MONROE – This isn’t the manufacturing your grandfather knew.
That was part of the message that Make It in Union County stressed during it Manufacturing Awareness Week on Oct. 1-5. Make It in Union County is a program of the Union County Chamber of Commerce.
During the week-long event, several manufacturers opened their doors to students, their parents and educators for tours of their facilities. About 500 people attended a manufacturing expo at South Piedmont Community College.
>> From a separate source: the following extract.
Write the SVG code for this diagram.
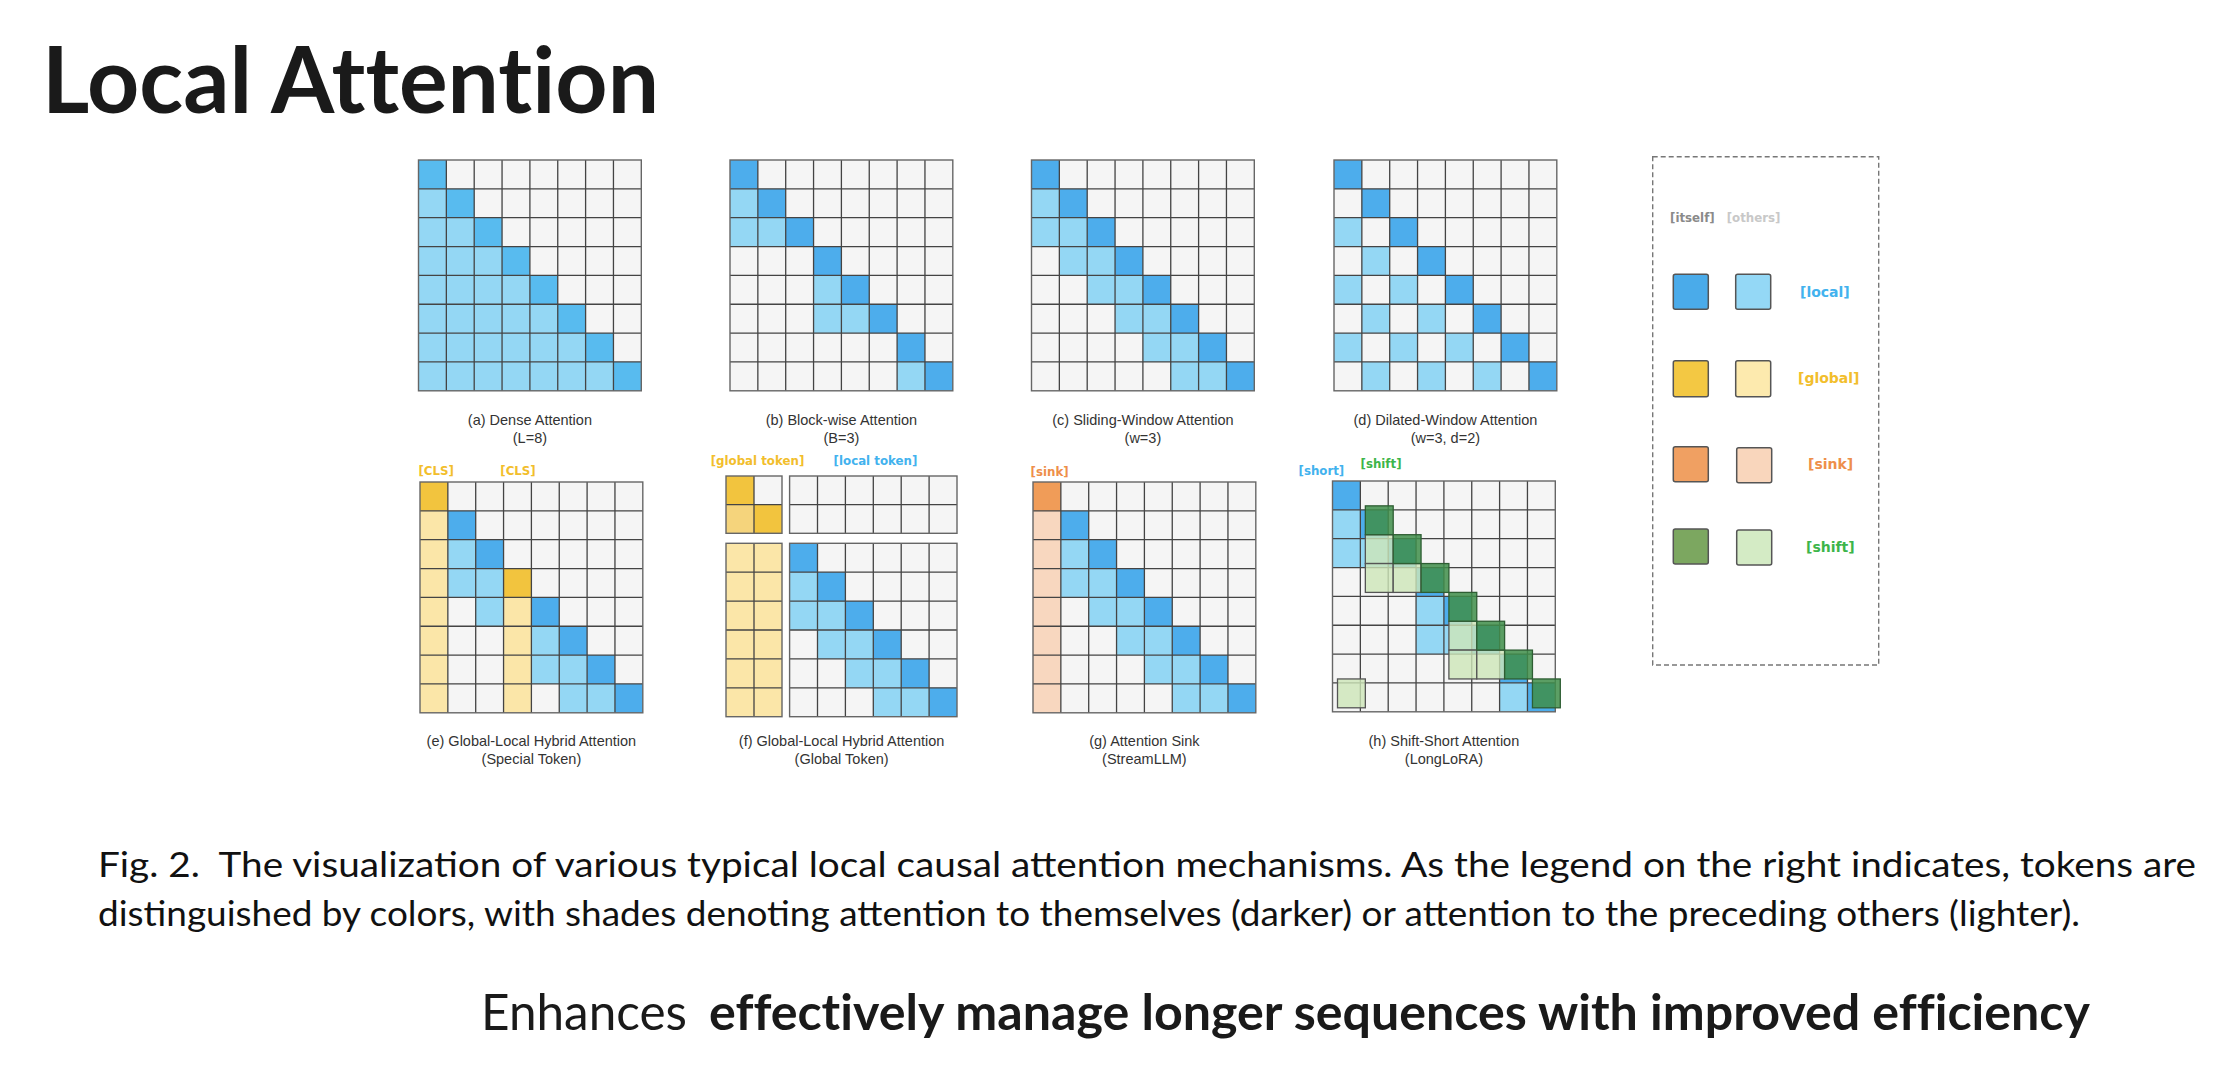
<svg xmlns="http://www.w3.org/2000/svg" xmlns:xlink="http://www.w3.org/1999/xlink" width="2222" height="1072" viewBox="0 0 2222 1072">
<style>
.wc{fill:#F5F5F5}
.ob{fill:none;stroke:#666;stroke-width:1.4}
.gl{fill:none;stroke:#444;stroke-width:1.3}
.db{fill:#4DADEC}
.lb{fill:#94D7F4}
.dy{fill:#F2C43E}
.ly{fill:#FBE6A8}
.my{fill:#F5D47C}
.do{fill:#F09C58}
.lo{fill:#F8D7BF}
.dg{fill:#3F8E4A;fill-opacity:.85;stroke:#2E5E33;stroke-width:1.3}
.lg{fill:#CDE6B8;fill-opacity:.8;stroke:#555;stroke-width:1.3}
.cap{font-family:"Liberation Sans",Arial,sans-serif;font-size:14.5px;fill:#333;text-anchor:middle}
.br{font-family:"DejaVu Sans",sans-serif;font-weight:bold;font-size:11.8px}
.lgt{font-family:"DejaVu Sans",sans-serif;font-weight:bold;font-size:14px}
.cy{fill:#F2BE2C}.cb{fill:#42B2EE}.co{fill:#EE8F4A}.cg{fill:#3DB54A}
.sq{stroke:#555;stroke-width:1.5}
.nolig{font-variant-ligatures:none}
</style>
<defs>
<rect id="bg8" width="222.8" height="230.8" class="wc"/>
<g id="ln8"><path class="gl" d="M27.85 0V230.8M55.7 0V230.8M83.55 0V230.8M111.4 0V230.8M139.25 0V230.8M167.1 0V230.8M194.95 0V230.8M0 28.85H222.8M0 57.7H222.8M0 86.55H222.8M0 115.4H222.8M0 144.25H222.8M0 173.1H222.8M0 201.95H222.8"/><rect width="222.8" height="230.8" class="ob"/></g>
<g id="diag"><rect x="0" y="0" width="27.85" height="28.85"/><rect x="27.85" y="28.85" width="27.85" height="28.85"/><rect x="55.7" y="57.7" width="27.85" height="28.85"/><rect x="83.55" y="86.55" width="27.85" height="28.85"/><rect x="111.4" y="115.4" width="27.85" height="28.85"/><rect x="139.25" y="144.25" width="27.85" height="28.85"/><rect x="167.1" y="173.1" width="27.85" height="28.85"/><rect x="194.95" y="201.95" width="27.85" height="28.85"/></g>
</defs>
<rect width="2222" height="1072" fill="#fff"/>
<text class="nolig" x="42" y="113" font-family="Lato,'Noto Sans',sans-serif" font-weight="bold" font-size="91" fill="#1a1a1a" textLength="617" lengthAdjust="spacingAndGlyphs">Local Attention</text>

<g id="fig-a" transform="translate(418.5,160)">
<use href="#bg8"/>
<g class="lb"><rect x="0" y="28.85" width="27.85" height="28.85"/><rect x="0" y="57.7" width="55.7" height="28.85"/><rect x="0" y="86.55" width="83.55" height="28.85"/><rect x="0" y="115.4" width="111.4" height="28.85"/><rect x="0" y="144.25" width="139.25" height="28.85"/><rect x="0" y="173.1" width="167.1" height="28.85"/><rect x="0" y="201.95" width="194.95" height="28.85"/></g>
<use href="#diag" fill="#58BBEF"/>
<use href="#ln8"/>
<text class="cap" x="111.4" y="265">(a) Dense Attention</text>
<text class="cap" x="111.4" y="283">(L=8)</text>
</g>

<g id="fig-b" transform="translate(730,160)">
<use href="#bg8"/>
<g class="lb"><rect x="0" y="28.85" width="27.85" height="28.85"/><rect x="0" y="57.7" width="55.7" height="28.85"/><rect x="83.55" y="115.4" width="27.85" height="28.85"/><rect x="83.55" y="144.25" width="55.7" height="28.85"/><rect x="167.1" y="201.95" width="27.85" height="28.85"/></g>
<use href="#diag" fill="#4DADEC"/>
<use href="#ln8"/>
<text class="cap" x="111.4" y="265">(b) Block-wise Attention</text>
<text class="cap" x="111.4" y="283">(B=3)</text>
</g>

<g id="fig-c" transform="translate(1031.5,160)">
<use href="#bg8"/>
<g class="lb"><rect x="0" y="28.85" width="27.85" height="28.85"/><rect x="0" y="57.7" width="55.7" height="28.85"/><rect x="27.85" y="86.55" width="55.7" height="28.85"/><rect x="55.7" y="115.4" width="55.7" height="28.85"/><rect x="83.55" y="144.25" width="55.7" height="28.85"/><rect x="111.4" y="173.1" width="55.7" height="28.85"/><rect x="139.25" y="201.95" width="55.7" height="28.85"/></g>
<use href="#diag" fill="#4DADEC"/>
<use href="#ln8"/>
<text class="cap" x="111.4" y="265">(c) Sliding-Window Attention</text>
<text class="cap" x="111.4" y="283">(w=3)</text>
</g>

<g id="fig-d" transform="translate(1334,160)">
<use href="#bg8"/>
<g class="lb"><rect x="0" y="57.7" width="27.85" height="28.85"/><rect x="27.85" y="86.55" width="27.85" height="28.85"/><rect x="0" y="115.4" width="27.85" height="28.85"/><rect x="55.7" y="115.4" width="27.85" height="28.85"/><rect x="27.85" y="144.25" width="27.85" height="28.85"/><rect x="83.55" y="144.25" width="27.85" height="28.85"/><rect x="0" y="173.1" width="27.85" height="28.85"/><rect x="55.7" y="173.1" width="27.85" height="28.85"/><rect x="111.4" y="173.1" width="27.85" height="28.85"/><rect x="27.85" y="201.95" width="27.85" height="28.85"/><rect x="83.55" y="201.95" width="27.85" height="28.85"/><rect x="139.25" y="201.95" width="27.85" height="28.85"/></g>
<use href="#diag" fill="#4DADEC"/>
<use href="#ln8"/>
<text class="cap" x="111.4" y="265">(d) Dilated-Window Attention</text>
<text class="cap" x="111.4" y="283">(w=3, d=2)</text>
</g>

<g id="fig-e" transform="translate(420,482)">
<use href="#bg8"/>
<rect class="dy" x="0" y="0" width="27.85" height="28.85"/>
<rect class="ly" x="0" y="28.85" width="27.85" height="201.95"/>
<rect class="dy" x="83.55" y="86.55" width="27.85" height="28.85"/>
<rect class="ly" x="83.55" y="115.4" width="27.85" height="115.4"/>
<g class="db"><rect x="27.85" y="28.85" width="27.85" height="28.85"/><rect x="55.7" y="57.7" width="27.85" height="28.85"/><rect x="111.4" y="115.4" width="27.85" height="28.85"/><rect x="139.25" y="144.25" width="27.85" height="28.85"/><rect x="167.1" y="173.1" width="27.85" height="28.85"/><rect x="194.95" y="201.95" width="27.85" height="28.85"/></g>
<g class="lb"><rect x="27.85" y="57.7" width="27.85" height="28.85"/><rect x="27.85" y="86.55" width="55.7" height="28.85"/><rect x="55.7" y="115.4" width="27.85" height="28.85"/><rect x="111.4" y="144.25" width="27.85" height="28.85"/><rect x="111.4" y="173.1" width="55.7" height="28.85"/><rect x="139.25" y="201.95" width="55.7" height="28.85"/></g>
<use href="#ln8"/>
<text class="br cy" x="-1.6" y="-7">[CLS]</text>
<text class="br cy" x="80.3" y="-7">[CLS]</text>
<text class="cap" x="111.4" y="264">(e) Global-Local Hybrid Attention</text>
<text class="cap" x="111.4" y="282">(Special Token)</text>
</g>

<g id="fig-f">
<g transform="translate(726,476)">
<rect width="56" height="57.3" class="wc"/>
<rect class="dy" x="0" y="0" width="28" height="28.65"/>
<rect class="my" x="0" y="28.65" width="28" height="28.65"/>
<rect class="dy" x="28" y="28.65" width="28" height="28.65"/>
<path class="gl" d="M28 0V57.3M0 28.65H56"/>
<rect width="56" height="57.3" class="ob"/>
</g>
<g transform="translate(789.6,476)">
<rect width="167.4" height="57.3" class="wc"/>
<path class="gl" d="M27.9 0V57.3M55.8 0V57.3M83.7 0V57.3M111.6 0V57.3M139.5 0V57.3M0 28.65H167.4"/>
<rect width="167.4" height="57.3" class="ob"/>
</g>
<g transform="translate(726,543.3)">
<rect width="56" height="173.4" class="ly"/>
<path class="gl" d="M28 0V173.4M0 28.9H56M0 57.8H56M0 86.7H56M0 115.6H56M0 144.5H56"/>
<rect width="56" height="173.4" class="ob"/>
</g>
<g transform="translate(789.6,543.3)">
<rect width="167.4" height="173.4" class="wc"/>
<g class="lb"><rect x="0" y="28.9" width="27.9" height="28.9"/><rect x="0" y="57.8" width="55.8" height="28.9"/><rect x="27.9" y="86.7" width="55.8" height="28.9"/><rect x="55.8" y="115.6" width="55.8" height="28.9"/><rect x="83.7" y="144.5" width="55.8" height="28.9"/></g>
<g class="db"><rect x="0" y="0" width="27.9" height="28.9"/><rect x="27.9" y="28.9" width="27.9" height="28.9"/><rect x="55.8" y="57.8" width="27.9" height="28.9"/><rect x="83.7" y="86.7" width="27.9" height="28.9"/><rect x="111.6" y="115.6" width="27.9" height="28.9"/><rect x="139.5" y="144.5" width="27.9" height="28.9"/></g>
<path class="gl" d="M27.9 0V173.4M55.8 0V173.4M83.7 0V173.4M111.6 0V173.4M139.5 0V173.4M0 28.9H167.4M0 57.8H167.4M0 86.7H167.4M0 115.6H167.4M0 144.5H167.4"/>
<rect width="167.4" height="173.4" class="ob"/>
</g>
<text class="br cy" x="710.7" y="465">[global token]</text>
<text class="br cb" x="833.6" y="465">[local token]</text>
<text class="cap" x="841.6" y="746">(f) Global-Local Hybrid Attention</text>
<text class="cap" x="841.6" y="764">(Global Token)</text>
</g>

<g id="fig-g" transform="translate(1033,482)">
<use href="#bg8"/>
<rect class="do" x="0" y="0" width="27.85" height="28.85"/>
<rect class="lo" x="0" y="28.85" width="27.85" height="201.95"/>
<g class="lb"><rect x="27.85" y="57.7" width="27.85" height="28.85"/><rect x="27.85" y="86.55" width="55.7" height="28.85"/><rect x="55.7" y="115.4" width="55.7" height="28.85"/><rect x="83.55" y="144.25" width="55.7" height="28.85"/><rect x="111.4" y="173.1" width="55.7" height="28.85"/><rect x="139.25" y="201.95" width="55.7" height="28.85"/></g>
<g class="db"><rect x="27.85" y="28.85" width="27.85" height="28.85"/><rect x="55.7" y="57.7" width="27.85" height="28.85"/><rect x="83.55" y="86.55" width="27.85" height="28.85"/><rect x="111.4" y="115.4" width="27.85" height="28.85"/><rect x="139.25" y="144.25" width="27.85" height="28.85"/><rect x="167.1" y="173.1" width="27.85" height="28.85"/><rect x="194.95" y="201.95" width="27.85" height="28.85"/></g>
<use href="#ln8"/>
<text class="br co" x="-2.4" y="-6">[sink]</text>
<text class="cap" x="111.4" y="264">(g) Attention Sink</text>
<text class="cap" x="111.4" y="282">(StreamLLM)</text>
</g>

<g id="fig-h" transform="translate(1332.5,481)">
<use href="#bg8"/>
<g class="lb"><rect x="0" y="28.85" width="27.85" height="28.85"/><rect x="0" y="57.7" width="55.7" height="28.85"/><rect x="83.55" y="115.4" width="27.85" height="28.85"/><rect x="83.55" y="144.25" width="55.7" height="28.85"/><rect x="167.1" y="201.95" width="27.85" height="28.85"/></g>
<use href="#diag" fill="#4DADEC"/>
<use href="#ln8"/>
<g class="lg"><rect x="32.85" y="53.7" width="27.85" height="28.85"/><rect x="32.85" y="82.55" width="27.85" height="28.85"/><rect x="60.7" y="82.55" width="27.85" height="28.85"/><rect x="116.4" y="140.25" width="27.85" height="28.85"/><rect x="116.4" y="169.1" width="27.85" height="28.85"/><rect x="144.25" y="169.1" width="27.85" height="28.85"/><rect x="5" y="197.95" width="27.85" height="28.85"/></g>
<g class="dg"><rect x="32.85" y="24.85" width="27.85" height="28.85"/><rect x="60.7" y="53.7" width="27.85" height="28.85"/><rect x="88.55" y="82.55" width="27.85" height="28.85"/><rect x="116.4" y="111.4" width="27.85" height="28.85"/><rect x="144.25" y="140.25" width="27.85" height="28.85"/><rect x="172.1" y="169.1" width="27.85" height="28.85"/><rect x="199.95" y="197.95" width="27.85" height="28.85"/></g>
<text class="br cb" x="-34" y="-6">[short]</text>
<text class="br cg" x="28" y="-13">[shift]</text>
<text class="cap" x="111.4" y="265">(h) Shift-Short Attention</text>
<text class="cap" x="111.4" y="283">(LongLoRA)</text>
</g>

<g id="legend">
<rect x="1652.7" y="156.7" width="226" height="508.3" fill="none" stroke="#777" stroke-width="1.4" stroke-dasharray="5 3"/>
<text class="br" x="1670" y="222" fill="#8a8a8a" font-size="12">[itself]</text>
<text class="br" x="1726.7" y="222" fill="#c8c8c8" font-size="12">[others]</text>
<rect class="sq" x="1673.3" y="274.3" width="35" height="35" rx="2" fill="#4AABEA"/>
<rect class="sq" x="1735.7" y="274.3" width="35" height="35" rx="2" fill="#94D8F6"/>
<text class="lgt cb" x="1800" y="297">[local]</text>
<rect class="sq" x="1673.3" y="360.7" width="35" height="36" rx="2" fill="#F3C843"/>
<rect class="sq" x="1735.7" y="360.7" width="35" height="36" rx="2" fill="#FDEAAE"/>
<text class="lgt cy" x="1798" y="383">[global]</text>
<rect class="sq" x="1673.3" y="446.7" width="35" height="35" rx="2" fill="#F0A062"/>
<rect class="sq" x="1736.7" y="447.7" width="35" height="35" rx="2" fill="#F9D6BC"/>
<text class="lgt co" x="1808" y="469">[sink]</text>
<rect class="sq" x="1673.3" y="529" width="35" height="35" rx="2" fill="#7CA760"/>
<rect class="sq" x="1736.7" y="530" width="35" height="35" rx="2" fill="#D4EBC5"/>
<text class="lgt cg" x="1806" y="552">[shift]</text>
</g>

<g id="caption" font-family="Lato,'Noto Sans',sans-serif" font-size="35" fill="#111">
<text x="98" y="877" textLength="2098" lengthAdjust="spacingAndGlyphs">Fig. 2.&#160; The visualization of various typical local causal attention mechanisms. As the legend on the right indicates, tokens are</text>
<text x="98" y="926" textLength="1982" lengthAdjust="spacingAndGlyphs">distinguished by colors, with shades denoting attention to themselves (darker) or attention to the preceding others (lighter).</text>
</g>

<g id="summary" class="nolig" font-family="Lato,'Noto Sans',sans-serif" font-size="50" fill="#1a1a1a">
<text x="481" y="1030" textLength="206" lengthAdjust="spacingAndGlyphs">Enhances</text>
<text x="709" y="1030" font-weight="bold" textLength="1381" lengthAdjust="spacingAndGlyphs">effectively manage longer sequences with improved efficiency</text>
</g>
</svg>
SPCC offers an apprenticeship program that allows students the opportunity to work at manufacturing companies.
Around 150 manufacturing companies operate in Union County, and Manufacturing Awareness Week is a good way to connect manufacturers with prospective employees, according to Pat Kahle, president of the chamber.
“The reason for Make It in Union County is it relates to increasing awareness in our young people, their parents and their educators about the great jobs in manufacturing,” Kahle said. “It’s totally different than their grandfather’s manufacturing. These are high-paying jobs in a clean place to work.
“Many do not require a four-year university education. Many can come right here to South Piedmont Community College and receive some training, get national certification and go to work. For us, it is making sure our community understands that our young people can stay here, build a family, enjoy living here in our community and earn a very good wage.”
Kirkco Corporation of Monroe was one of the many companies at the manufacturing expo on Oct. 4. President T.W. Kirkpatrick said his company takes advantage of the apprenticeship program by employing SPCC student Chris Collins.
Kirkco was established in 1985 as an importer and distributor of adhesive, sealant and lubricant metering, mixing, and dispensing equipment. Over the years, it has grown in both knowledge and size to be able to supply not only dispensing equipment but also complete system solutions that include design and integration.
“The situation, as it is for everyone, it’s hard to find people,” Kirkpatrick said. “We explored the apprenticeship program about five years ago. Chris Collins worked for us for about six months when he was still in high school. The apprenticeship program has been very important in his success at Kirkco Corporation. I hope he will be a long-term employee for us.”
Collins, a 2017 Porter Ridge graduate, said he would like to eventually get a four-year degree in mechanical engineering.
“It’s really about furthering your education while being able to work full-time,” Collins said of the apprenticeship program. “I’ve learned so much working at Kirkco. When I started, I didn’t know much. I have learned so many mechanical traits. I do multiple jobs and I like that aspect of it. It is good to work for a family company.”
Manufacturers in Union County employ around 15,000 people, and that is a large economic footprint in the county.
“Union County has a very strong manufacturing population,” Kahle said. “That includes the really largest ones like ATI Specialty Materials to very small machine shops. A good many of the employees live in Union County. Manufacturing here is Union County is a very strong economic support of our county. Manufacturing supports many of the services that we, the residents of Union County, use. Manufacturing is a great boon for our county.”
The opening of the Monroe Expressway in the coming weeks and the announcement of a new industrial park in Monroe will possibly allow even more manufacturing companies to call the county home. The new expressway will also improve transportation logistics for existing companies in the area.
“There is still room for manufacturing to grow here in Union County,” Kahle said.
What is the SPCC Apprenticeship Program?
South Piedmont Community College partners with local manufacturers and offer apprenticeship programs that provide hands-on training and career development opportunities with a guaranteed job when the apprenticeship is completed. Through the apprenticeship program, a student can attend college and continuing education classes, receive industry certifications, and begin a career in specialized fields such as industrial maintenance mechanic, welding, machinist to name a few. The training is paid for as students earn while they learn. That translates to no college debt while starting a highly paid career path in manufacturing.